8086 memory decoder logic

Question

I started creating a scheme for 8086 based computer now I'm in trouble with memory addressing. I know a 20 bit wide addressing line can address up to 1024 KB of RAM and that pin A0, when high, select all the even memory banks and when BHE is high the odd memory banks are selected (yes I know there is a bit more complicated logic circuit to do this).

I choosed a setup where there are 8 chips (6x 128 KB are SRAM chips and remaining 2x 128KB are EEPROM chips).

Reading online I know that using a M74HC138B1R (a so called 3:8 decoder) I need to use A17, A18 and A19 to decode what chip select, ending having the lines A1-A16 to use for chip addressing.

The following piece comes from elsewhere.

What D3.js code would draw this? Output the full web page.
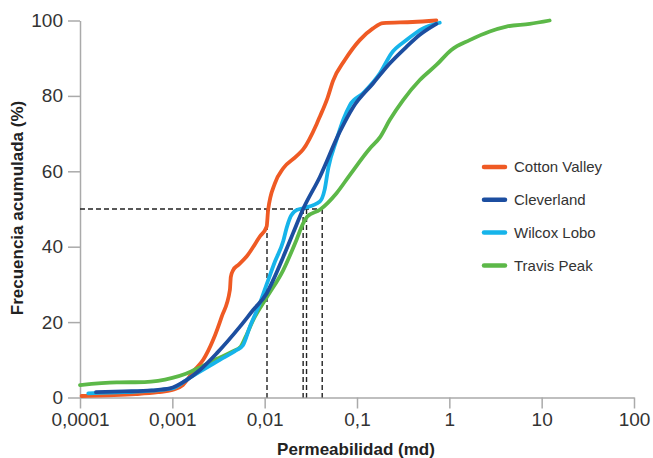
<!DOCTYPE html>
<html>
<head>
<meta charset="utf-8">
<script src="https://cdn.jsdelivr.net/npm/d3@7"></script>
<style>
  body { margin: 0; background: #fff; }
  svg { display: block; font-family: "Liberation Sans", Arial, sans-serif; }
</style>
</head>
<body>
<svg width="653" height="458"></svg>
<script>
// permeability (md), cumulative frequency (%)
const cottonValley = [
  [0.000104, 0.4], [0.0002, 0.6], [0.0004, 0.9], [0.0007, 1.4], [0.001, 2.0],
  [0.0013, 3.3], [0.00168, 6.9], [0.00216, 10], [0.00277, 15.3], [0.00342, 21.4],
  [0.0042, 28.5], [0.0043, 32], [0.00456, 33.8], [0.0052, 35.2], [0.00637, 37.4],
  [0.00887, 42.7], [0.0105, 45.3], [0.0109, 49.7], [0.0129, 56.8], [0.0159, 60.8],
  [0.0221, 64], [0.0261, 65.8], [0.0365, 72.5], [0.0396, 74.5], [0.048, 79.5],
  [0.055, 84], [0.0738, 89.5], [0.107, 94.8], [0.149, 97.9], [0.191, 99.3],
  [0.4, 99.6], [0.724, 100]
];
const cleverland = [
  [0.000149, 1.4], [0.0003, 1.6], [0.0006, 1.9], [0.00094, 2.4], [0.0014, 4.5],
  [0.00199, 7.3], [0.00302, 11.7], [0.0054, 18.8], [0.0075, 23.2], [0.0105, 27.6],
  [0.0124, 31.2], [0.0159, 37.3], [0.0203, 43.6], [0.0261, 50], [0.0396, 58.5],
  [0.0652, 70.5], [0.0908, 77], [0.149, 83.3], [0.226, 88.6], [0.343, 93],
  [0.479, 96.2], [0.724, 99.1]
];
const wilcoxLobo = [
  [0.000123, 1.1], [0.0003, 1.4], [0.0006, 1.8], [0.001, 2.4], [0.00155, 5.3],
  [0.00327, 10], [0.00497, 12.6], [0.0058, 13.8], [0.00692, 18.8], [0.00887, 25],
  [0.0105, 30], [0.0129, 36], [0.0159, 41.5], [0.0173, 45], [0.0187, 47.5],
  [0.0221, 49.7], [0.0261, 50.2], [0.0396, 52], [0.0445, 55], [0.049, 61],
  [0.06, 68.3], [0.0708, 73.6], [0.0835, 77.5], [0.116, 80.7], [0.177, 86],
  [0.236, 91.3], [0.343, 94.8], [0.519, 97.9], [0.787, 99.4]
];
const travisPeak = [
  [0.0001, 3.3], [0.00025, 4.0], [0.0005, 4.1], [0.001, 5.2], [0.0014, 6.3],
  [0.002, 8.0], [0.003, 10.2], [0.0045, 12.2], [0.0055, 13.5], [0.0062, 16],
  [0.0075, 20.5], [0.0105, 26.5], [0.0159, 33.8], [0.0221, 41.8], [0.0261, 46.2],
  [0.029, 48], [0.0396, 49.8], [0.06, 54.2], [0.0835, 59], [0.137, 66],
  [0.177, 69], [0.226, 73.6], [0.316, 78.9], [0.479, 84.2], [0.724, 88.2],
  [1.05, 92.2], [1.66, 94.8], [2.74, 97.1], [4.15, 98.4], [7.42, 99.1], [12.2, 100]
];

const seriesNames = ["Cotton Valley", "Cleverland", "Wilcox Lobo", "Travis Peak"];
const seriesColors = ["#ef5a24", "#1c4ea0", "#16b4ea", "#5cb848"];
const seriesData = [cottonValley, cleverland, wilcoxLobo, travisPeak];

// where each curve crosses 50 %
const medianLevel = 50;
const medianK = [0.0106, 0.0261, 0.0284, 0.042];

const xTicks = [0.0001, 0.001, 0.01, 0.1, 1, 10, 100];
const xTickLabels = ["0,0001", "0,001", "0,01", "0,1", "1", "10", "100"];
const yTicks = [0, 20, 40, 60, 80, 100];

var svg = d3.select("svg");
var margin = { top: 20.5, right: 19, bottom: 60.5, left: 80 };
var width = +svg.attr("width");
var height = +svg.attr("height");
var innerWidth = width - margin.left - margin.right;
var innerHeight = height - margin.top - margin.bottom;

const xScale = d3.scaleLog().domain([0.0001, 100]).range([0, innerWidth]);
const yScale = d3.scaleLinear().domain([0, 100]).range([innerHeight, 0]);

const g = svg.append("g")
  .attr("transform", `translate(${margin.left}, ${margin.top})`);

const styleAxis = (sel) => {
  sel.attr("font-size", 19)
    .attr("font-family", "Liberation Sans, Arial, sans-serif");
  sel.selectAll("path, line").attr("stroke", "#aaa").attr("stroke-width", 1.5);
  sel.selectAll("text").attr("fill", "#333");
};

g.append("g")
  .call(d3.axisLeft(yScale).tickValues(yTicks).tickSize(12).tickSizeOuter(0).tickPadding(5))
  .call(styleAxis);

g.append("g")
  .attr("transform", `translate(0, ${innerHeight})`)
  .call(d3.axisBottom(xScale)
    .tickValues(xTicks)
    .tickFormat((d, i) => xTickLabels[i])
    .tickSize(11).tickSizeOuter(0).tickPadding(4))
  .call(styleAxis);

// dashed guide lines at 50 %
const maxK = d3.max(medianK);
g.append("line")
  .attr("x1", 0).attr("x2", xScale(maxK))
  .attr("y1", yScale(medianLevel)).attr("y2", yScale(medianLevel))
  .attr("stroke", "#222").attr("stroke-width", 1.4)
  .attr("stroke-dasharray", "5,3");

g.selectAll(".vguide")
  .data(medianK)
  .enter()
  .append("line")
  .attr("class", "vguide")
  .attr("x1", (d) => xScale(d)).attr("x2", (d) => xScale(d))
  .attr("y1", yScale(medianLevel)).attr("y2", innerHeight)
  .attr("stroke", "#222").attr("stroke-width", 1.4)
  .attr("stroke-dasharray", "5,3");

const line = d3.line()
  .x((d) => xScale(d[0]))
  .y((d) => yScale(d[1]))
  .curve(d3.curveMonotoneX);

const drawOrder = [0, 3, 2, 1];
drawOrder.forEach((i) => {
  g.append("path")
    .datum(seriesData[i])
    .attr("fill", "none")
    .attr("stroke", seriesColors[i])
    .attr("stroke-width", 3.8)
    .attr("stroke-linejoin", "round")
    .attr("stroke-linecap", "round")
    .attr("d", line);
});

// axis titles
svg.append("text")
  .attr("x", margin.left + 276)
  .attr("y", 455)
  .attr("text-anchor", "middle")
  .attr("font-size", 17).attr("font-weight", "bold").attr("fill", "#222")
  .text("Permeabilidad (md)");

svg.append("text")
  .attr("transform", "translate(23, 208) rotate(-90)")
  .attr("text-anchor", "middle")
  .attr("font-size", 17).attr("font-weight", "bold").attr("fill", "#222")
  .text("Frecuencia acumulada (%)");

// legend
const rows = svg.append("g").selectAll("g")
  .data(seriesNames)
  .enter()
  .append("g")
  .attr("transform", (d, i) => `translate(484, ${167 + i * 32.8})`);

rows.append("line")
  .attr("x1", 0).attr("x2", 21)
  .attr("stroke", (d, i) => seriesColors[i])
  .attr("stroke-width", 4.5)
  .attr("stroke-linecap", "round");

rows.append("text")
  .attr("x", 30)
  .attr("dy", "0.35em")
  .attr("font-size", 15)
  .attr("fill", "#333")
  .text((d) => d);
</script>
</body>
</html>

The problem comes when according to IS62C1024AL datasheet (chip I wish to use as SRAM) the chip use 17 lines for addressing (A1 up to A17) meaning 17 bit=128KB. But doing this I end up with 1 address line in conflict (A17).

I can't figure it out how to exit this weird situation and I can't figure it out if the A0 still available for addressing, my assumption following the logic is no. Another thing that seems obvious to me was searching for a 2:8 decoder that apparently it doesn't exist.

Any tip is much appreciate, may be I'm currently missing something stupid I can't figure it out now.

Answer 1

Your problem is that you talked about using Banks of RAM in your first paragraph - but then assumed you would use the chips serially.

You should use the chips in pairs, using A0 and BHE as you described. So you actually have a 2x3 array of RAM chips and a 2x1 array of EEPROM.

There is no such thing as a "2-to-8" decoder precisely because you need 3 bits to get 8 possibilities - but you need a 2-to-4 decoder:

• A19-A18 to decode which pair of RAM or EEPROM chips;
• A17-A1 to decode the address in each pair;
• A0 and BHE to decode which chip in the pair.

Answer 2

The 8086 has a 16 Bit wide data bus. You need to combine 2 (8 bit wide) chips each, and wire A1-A17 on 8086 to A0-A16 on the chips.

A18 and A19 are to be decoded for chip selects. You can use a 3-to-8 decoder here, just wire one input pin to GND or VCC.

Looking at the pinout of the 8086 it seems to use multiplexed data/address lines. This means you need to use latches, and you may need to "byte swap" the data when address bits A0 or BHE are set using some additional logic chips.

Answer 3

This simply comes from the fact that IS62C1024AL has an 8-bit bus. Whereas the 8086 has a 16-bit bus. So the RAM chip needs 17 address lines, but a 128k zone from the 8086 is adressed using 16 address lines only (plus A0 and BHE to select between high and low bytes).

Here is what you need to do: divide your memory into 4 big areas (determined by A18 and A19), not 8 areas. So you have A18 and A19 that go to a 2-to-4 decoder that will provide the chip selects. Then you have A17-A1 that go to the address lines of each memory chip.

Then group the memory chips in pairs. For each pair, the first memory chip will be wired to data bits 0-7 of the CPU and the other to data bits 8-15. So you have four groups (determined by chip select) of two memory chips, each chip connected to either the low or high part of the data bus. In total, you have your 8 chips of 128k, providing a total of 1Meg. All fine.

This means the chip select (from the decoder) of each of the four groups will be provided to both memory chips of the group. Let's call it the primary chip select. Then you need to use A0 and BHE as a secondary chip select to enable/disable each of the two memory chip of the group. And, guess what? By chance, the IS62C1024AL have two chip select pins.

To sum up: use a 2-to-4 decoder that will feed CS1 of both memory chip of each group, feed the CS2 of all the low-byte memory chips from A0, and the CS2 of all the high-byte memory chips from BHE. Now, if you look at the details, you'll see you probably need some additional inverters, unless you find a decoder with active high outputs.

Last advice: The glue logic is not that simple, especially since the 8086 uses a multiplexed bus. A mistake is always possible (I don't even pretend having given the correct answer). And the 74 logic chips are not all easy to find, are bulky, and if you made some mistakes, you'll need to relayout, etc... If I were you, I'd use some CPLD to make the whole glue logic. Then you can really reconfigure things easily in case of mistake, or if you suddenly want to change the hardware configuration. You could even build a few simple peripherals (GPIO, keyboard, ...) within the CPLD itself. It's much more fun than soldering/desoldering/rewiring/soldering/... DIP chips.